Estefi lead us to the best one in place frequented by her former school friends. They made me try a mix of coke and Fernet Branca. Although I drank one more cup I did not like it. When the band started to play I switched to beer. We had a great time meeting Estefi’s friends. We kept on dancing to the cumbia sounds wide after midnight. Pau left us earlier with a guy so that we had to drive home alone. Estefi was very drunk but indicated that she could make it until home and that the police is not very eager to stop late-night drivers anyway. We arrived safely as we kept maximum speed to 20 Km/hour and both looking through the front window like Alice into wonderland. Her nose so close to the glass with her head above the wheel, Estefi seemed as if she could use some help directing us home. I gave her my two eyes and both we managed to even park the car without accident. We stumbled in, gave us a big hug, watched one second into our glassy eyes and said good night.

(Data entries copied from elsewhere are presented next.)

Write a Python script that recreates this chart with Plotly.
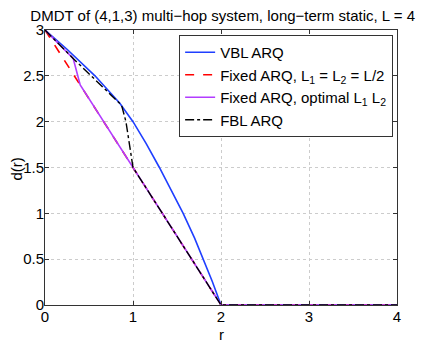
import plotly.graph_objects as go

# VBL ARQ
vbl_r = [0, 0.25, 0.568, 0.85, 1.0, 1.15, 1.3, 1.45, 1.57, 1.7, 1.8, 1.9, 2, 4]
vbl_d = [3, 2.79, 2.5, 2.2, 2.0, 1.76, 1.5, 1.23, 1.0, 0.73, 0.5, 0.26, 0, 0]
# Fixed ARQ, L1 = L2 = L/2
fixed_r = [0, 2, 4]
fixed_d = [3, 0, 0]
# Fixed ARQ, optimal L1 L2
opt_r = [0, 0.32, 0.4, 1, 2, 4]
opt_d = [3, 2.69, 2.4, 1.5, 0, 0]
# FBL ARQ
fbl_r = [0, 0.32, 0.87, 0.92, 1, 2, 4]
fbl_d = [3, 2.69, 2.18, 2.0, 1.5, 0, 0]

fig = go.Figure()
fig.add_trace(go.Scatter(x=vbl_r, y=vbl_d, mode="lines", name="VBL ARQ",
                         line=dict(color="#1f3fff", width=1.6)))
fig.add_trace(go.Scatter(x=fixed_r, y=fixed_d, mode="lines",
                         name="Fixed ARQ, L<sub>1</sub> = L<sub>2</sub> = L/2",
                         line=dict(color="red", width=1.6, dash="dash")))
fig.add_trace(go.Scatter(x=opt_r, y=opt_d, mode="lines",
                         name="Fixed ARQ, optimal L<sub>1</sub> L<sub>2</sub>",
                         line=dict(color="#b23cff", width=1.6)))
fig.add_trace(go.Scatter(x=fbl_r, y=fbl_d, mode="lines", name="FBL ARQ",
                         line=dict(color="black", width=1.4, dash="dashdot")))

axis = dict(showline=True, linecolor="#333", linewidth=1, mirror="allticks",
            ticks="inside", ticklen=4, tickcolor="#333",
            showgrid=True, gridcolor="#cccccc", griddash="dot", gridwidth=1,
            zeroline=False, tickfont=dict(size=15, color="black"), automargin=False)

# the page body adds an 8px offset, so the figure is sized to fit the window from there
fig.update_layout(
    width=421, height=334,
    margin=dict(l=37, r=32, t=22, b=37),
    paper_bgcolor="white", plot_bgcolor="white",
    font=dict(family="Liberation Sans, Arial, sans-serif", color="black"),
    title=dict(text="DMDT of (4,1,3) multi\u2212hop system, long\u2212term static, L = 4",
               x=0.51, xanchor="center", y=0.994, yanchor="top",
               font=dict(size=15)),
    xaxis=dict(axis, range=[0, 4], tickvals=[0, 1, 2, 3, 4],
               ticklabelstandoff=-2),
    yaxis=dict(axis, range=[0, 3], tickvals=[0, 0.5, 1, 1.5, 2, 2.5, 3],
               ticklabelstandoff=-3),
    legend=dict(x=0.989, y=0.982, xanchor="right", yanchor="top",
                bgcolor="white", bordercolor="#333", borderwidth=1,
                font=dict(size=15), tracegroupgap=0, itemwidth=30),
    showlegend=True,
)

# axis titles
fig.add_annotation(text="r", xref="paper", yref="paper", x=0.5, y=0,
                   xanchor="center", yanchor="middle", yshift=-29,
                   showarrow=False, font=dict(size=15))
fig.add_annotation(text="d(r)", xref="paper", yref="paper", x=0, y=0.5,
                   xanchor="center", yanchor="middle", xshift=-29, yshift=-2,
                   textangle=-90, showarrow=False, font=dict(size=15))

fig.write_html("out.html")
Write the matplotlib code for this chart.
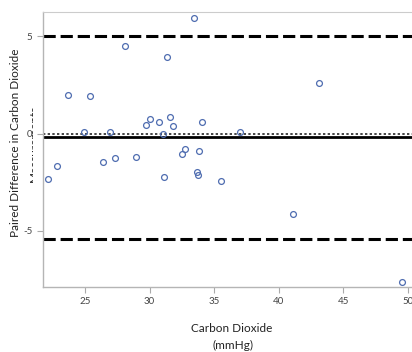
import matplotlib
matplotlib.use('Agg')
import matplotlib.pyplot as plt
from matplotlib.patches import Rectangle

# Bland-Altman style data: mean CO2 (mmHg) vs paired difference
co2_mean = [23.68, 24.95, 25.41, 26.96, 28.10, 29.74, 30.01, 30.73, 31.04, 31.37,
            31.58, 31.83, 33.41, 34.06, 22.16, 22.83, 26.42, 27.30, 28.95, 31.14,
            32.53, 32.74, 33.65, 33.77, 33.82, 35.53, 37.02, 43.09, 41.12, 49.54]
co2_diff = [1.96, 0.06, 1.90, 0.06, 4.50, 0.45, 0.73, 0.57, 0.00, 3.92,
            0.86, 0.38, 5.92, 0.57, -2.35, -1.65, -1.46, -1.24, -1.20, -2.23,
            -1.03, -0.81, -1.96, -2.15, -0.88, -2.42, 0.06, 2.61, -4.13, -7.60]

mean_diff = -0.2
upper_loa = 5.0
lower_loa = -5.4

x_ticks = [25, 30, 35, 40, 45, 50]
y_ticks = [-5, 0, 5]
y_tick_labels = ['-5', '0', '5']

plt.rcParams['font.family'] = ['Lato', 'DejaVu Sans']

W, H = 412, 352
fig = plt.figure(figsize=(W / 100, H / 100), dpi=100)
ax = fig.add_axes([42.7 / W, 1 - 286.7 / H, (W - 42.7) / W, (286.7 - 12.3) / H])

ax.axhline(upper_loa, color='black', lw=2.2, ls=(0, (4, 1.6)), zorder=2)
ax.axhline(lower_loa, color='black', lw=2.2, ls=(0, (4, 1.6)), zorder=2)
ax.axhline(0, color='#444444', lw=1.4, ls=(0, (1.2, 1.2)), zorder=2)
ax.axhline(mean_diff, color='black', lw=2.0, zorder=2)

ax.plot(co2_mean, co2_diff, 'o', ms=4.2, mfc='none', mec='#4f6db0', mew=0.9, zorder=3)

ax.set_xlim(21.73, 50.31)
ax.set_ylim(-7.86, 6.22)
ax.set_xticks(x_ticks)
ax.set_yticks(y_ticks)
ax.set_yticklabels(y_tick_labels)
ax.tick_params(colors='#aaaaaa', labelcolor='#444444', labelsize=7, length=4, width=0.8)

for side in ['left', 'bottom']:
    ax.spines[side].set_color('#b5b5b5')
    ax.spines[side].set_linewidth(1.0)
ax.spines['top'].set_color('#cccccc')
ax.spines['right'].set_visible(False)

# y label: second line is partly hidden, as in the original
fig.text(15.5 / W, 1 - 143 / H, 'Paired Difference in Carbon Dioxide', rotation=90,
         ha='center', va='center', fontsize=8.5, color='#222222', zorder=-2)
fig.text(34 / W, 1 - 143 / H, 'Measurements', rotation=90,
         ha='center', va='center', fontsize=8.5, color='#222222', zorder=-2)
fig.patches.append(Rectangle((32.5 / W, 0), 10 / W, 1, transform=fig.transFigure,
                             facecolor='white', edgecolor='none', zorder=-1))

fig.text(232 / W, 1 - 329 / H, 'Carbon Dioxide', ha='center', va='center',
         fontsize=8.5, color='#222222')
fig.text(233 / W, 1 - 345 / H, '(mmHg)', ha='center', va='center',
         fontsize=8.5, color='#222222')

fig.savefig('out.png', dpi=100)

I purchased my ticket for the next early morning, so we just had a few hours to get rid of the alcohol in our blood. We did not succeed though. In the morning I made myself ready to leave, noticed the girls and saw Pau sleeping in her bed. She came back a few hours ago. So we were all three together for the last piece of a wonderful acquaintance that started two months ago in a country 14 days of overnight busses away from Trenque Lauquen, the lovely, calm province town in south east Argentina.
I wished them luck for every future idea they shared with me, for following their dreams and their next travels. They have been so lovely together and I could not imagine seeing them separated in some point of time. A few months later Pau came back to Poland. The two girls are planning to travel together in 2015. I think that this is what we travellers all share: coining memories in the people we met and the desire to meet them again, wherever they are.